The Worst Gift this Holiday Season
On a recent holiday shopping trip, amid festive décor and fabulous sales, I was taken aback by one product — electronic cigarettes. From mall kiosks to local convenience stores, from gift shops to grocery stores, these products were everywhere.
This year, more and more youth are being exposed to the marketing tactics of the tobacco and electronic cigarette industry. More and more teens will walk past brightly colored vape pens, fruit and candy flavored e-juice, and inexpensive e-hookahs endorsed by celebrities and offered at majorly discounted prices — just in time for the holidays.
Over the last 25 years, great progress has been made in California in regards to reducing youth smoking rates and preventing the tobacco industry from marketing its products to kids. Adult smoking rates fell by more than 50 percent from 1965 to 2012. Many lives were saved.
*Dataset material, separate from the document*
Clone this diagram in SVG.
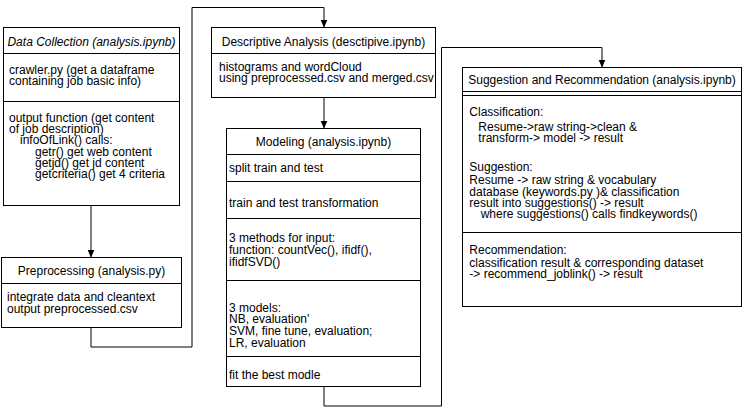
<svg xmlns="http://www.w3.org/2000/svg" width="743" height="415" viewBox="0 0 743 415">
  <style>
    .box { fill: #ffffff; stroke: #000000; stroke-width: 1; }
    .div { stroke: #000000; stroke-width: 1; fill: none; }
    .t { font-family: "Liberation Sans", Arial, Helvetica, sans-serif; font-size: 12px; fill: #000000; }
    .c { text-anchor: middle; }
    .it { font-style: italic; }
    .conn { fill: none; stroke: #000000; stroke-width: 1; }
  </style>
  <defs>
    <marker id="arr" markerUnits="userSpaceOnUse" viewBox="0 0 8 8" refX="8" refY="4" markerWidth="8" markerHeight="8" orient="auto">
      <path d="M0,0.5 L8,4 L0,7.5 z" fill="#000000"/>
    </marker>
  </defs>
  <rect width="743" height="415" fill="#ffffff"/>

  <g id="connectors">
    <path class="conn" d="M91 205.5 V257.5" marker-end="url(#arr)"/>
    <path class="conn" d="M91 327.5 V347 H192 V7.5 H324 V27.5" marker-end="url(#arr)"/>
    <path class="conn" d="M324 97.5 V128.5" marker-end="url(#arr)"/>
    <path class="conn" d="M324 386.5 V406 H441.5 V47.5 H602 V67.5" marker-end="url(#arr)"/>
  </g>

  <g id="data-collection">
    <rect class="box" x="3.5" y="27.5" width="176" height="178"/>
    <line class="div" x1="3.5" y1="53.5" x2="179.5" y2="53.5"/>
    <line class="div" x1="3.5" y1="101.5" x2="179.5" y2="101.5"/>
    <text class="t c it" x="91.5" y="46">Data Collection (analysis.ipynb)</text>
    <text class="t" x="9" y="73.5"><tspan x="9">crawler.py (get a dataframe</tspan><tspan x="9" dy="11.5">containing job basic info)</tspan></text>
    <text class="t" x="9" y="122"><tspan x="9">output function (get content</tspan><tspan x="9" dy="11.2">of job description)</tspan><tspan x="20" dy="11.2">infoOfLink() calls:</tspan><tspan x="35" dy="11.2">getr() get web content</tspan><tspan x="35" dy="11.2">getjd() get jd content</tspan><tspan x="35" dy="11.2">getcriteria() get 4 criteria</tspan></text>
  </g>

  <g id="preprocessing">
    <rect class="box" x="1.5" y="257.5" width="180" height="70"/>
    <line class="div" x1="1.5" y1="283.5" x2="181.5" y2="283.5"/>
    <text class="t c" x="91.5" y="275">Preprocessing (analysis.py)</text>
    <text class="t" x="7" y="300.5"><tspan x="7">integrate data and cleantext</tspan><tspan x="7" dy="12">output preprocessed.csv</tspan></text>
  </g>

  <g id="descriptive-analysis">
    <rect class="box" x="211.5" y="27.5" width="224" height="70"/>
    <line class="div" x1="211.5" y1="53.5" x2="435.5" y2="53.5"/>
    <text class="t c" x="323.5" y="45.5">Descriptive Analysis (desctipive.ipynb)</text>
    <text class="t" x="219" y="70.5"><tspan x="219">histograms and wordCloud</tspan><tspan x="219" dy="11.2">using preprocessed.csv and merged.csv</tspan></text>
  </g>

  <g id="modeling">
    <rect class="box" x="226.5" y="128.5" width="194" height="258"/>
    <line class="div" x1="226.5" y1="154.5" x2="420.5" y2="154.5"/>
    <line class="div" x1="226.5" y1="181.5" x2="420.5" y2="181.5"/>
    <line class="div" x1="226.5" y1="218.5" x2="420.5" y2="218.5"/>
    <line class="div" x1="226.5" y1="280.5" x2="420.5" y2="280.5"/>
    <line class="div" x1="226.5" y1="356.5" x2="420.5" y2="356.5"/>
    <text class="t c" x="323.5" y="146.3">Modeling (analysis.ipynb)</text>
    <text class="t" x="229" y="171.7">split train and test</text>
    <text class="t" x="229" y="206.7">train and test transformation</text>
    <text class="t" x="229" y="242.3"><tspan x="229">3 methods for input:</tspan><tspan x="229" dy="11.7">function: countVec(), ifidf(),</tspan><tspan x="229" dy="11.7">ifidfSVD()</tspan></text>
    <text class="t" x="229" y="311.7"><tspan x="229">3 models:</tspan><tspan x="229" dy="11.7">NB, evaluation'</tspan><tspan x="229" dy="11.7">SVM, fine tune, evaluation;</tspan><tspan x="229" dy="11.7">LR, evaluation</tspan></text>
    <text class="t" x="229" y="379">fit the best modle</text>
  </g>

  <g id="suggestion-recommendation">
    <rect class="box" x="462.5" y="67.5" width="279" height="239"/>
    <line class="div" x1="462.5" y1="91.5" x2="741.5" y2="91.5"/>
    <line class="div" x1="462.5" y1="95.5" x2="741.5" y2="95.5"/>
    <line class="div" x1="462.5" y1="232.5" x2="741.5" y2="232.5"/>
    <text class="t c" x="602" y="83.5">Suggestion and Recommendation (analysis.ipynb)</text>
    <text class="t" x="469.3" y="115.5"><tspan x="469.3">Classification:</tspan><tspan x="478.3" dy="15">Resume-&gt;raw string-&gt;clean &amp;</tspan><tspan x="478.3" dy="11.7">transform-&gt; model -&gt; result</tspan></text>
    <text class="t" x="469.3" y="170.7"><tspan x="469.3">Suggestion:</tspan><tspan x="469.3" dy="13.3">Resume -&gt; raw string &amp; vocabulary</tspan><tspan x="469.3" dy="11.7">database (keywords.py )&amp; classification</tspan><tspan x="469.3" dy="11.6">result into suggestions() -&gt; result</tspan><tspan x="480.7" dy="11.1">where suggestions() calls findkeywords()</tspan></text>
    <text class="t" x="469.3" y="254"><tspan x="469.3">Recommendation:</tspan><tspan x="469.3" dy="12.7">classification result &amp; corresponding dataset</tspan><tspan x="469.3" dy="11.6">-&gt; recommend_joblink() -&gt; result</tspan></text>
  </g>
</svg>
Unfortunately, the tobacco industry is at it again. E-cigarettes were introduced in the United States eight years ago and have proven especially alluring to young people. Use of e-cigarettes tripled from 2013 to 2014 among middle and high school students in California. Nearly 9 percent of 8th graders and 16 percent of 10th grades in California use e-cigarettes regularly. We are seeing vape shops on almost every corner, even at malls where kids and teens hangout with their friends and family.
Whether you walk down the street, listen to the radio or simply turn on your television, e-cigarette advertisements are everywhere. In fact, in 2014, $120 million was spent on e-cigarette advertising. E-cigarette marketing is renormalizing the act of smoking, while introducing a new generation of youth to nicotine addiction.
And while many of these advertisements claim that e-cigarettes are “harmless” and a “safer alternative” to smoking traditional tobacco products, recent research shows that teens who otherwise would never have started smoking traditional cigarettes are eight times more likely to start if they have vaped. In addition, e-cigarettes produce a toxic aerosol that contains at least 10 chemicals known to cause cancer and reproductive harm.
As a parent shopping for gifts for my family this holiday season, I was shocked and saddened to see that once again the tobacco industry is trying to take advantage of our youth by marketing these harmful products so heavily, especially during this time of year. Let’s put our health first and protect our youth from a lifetime of addiction.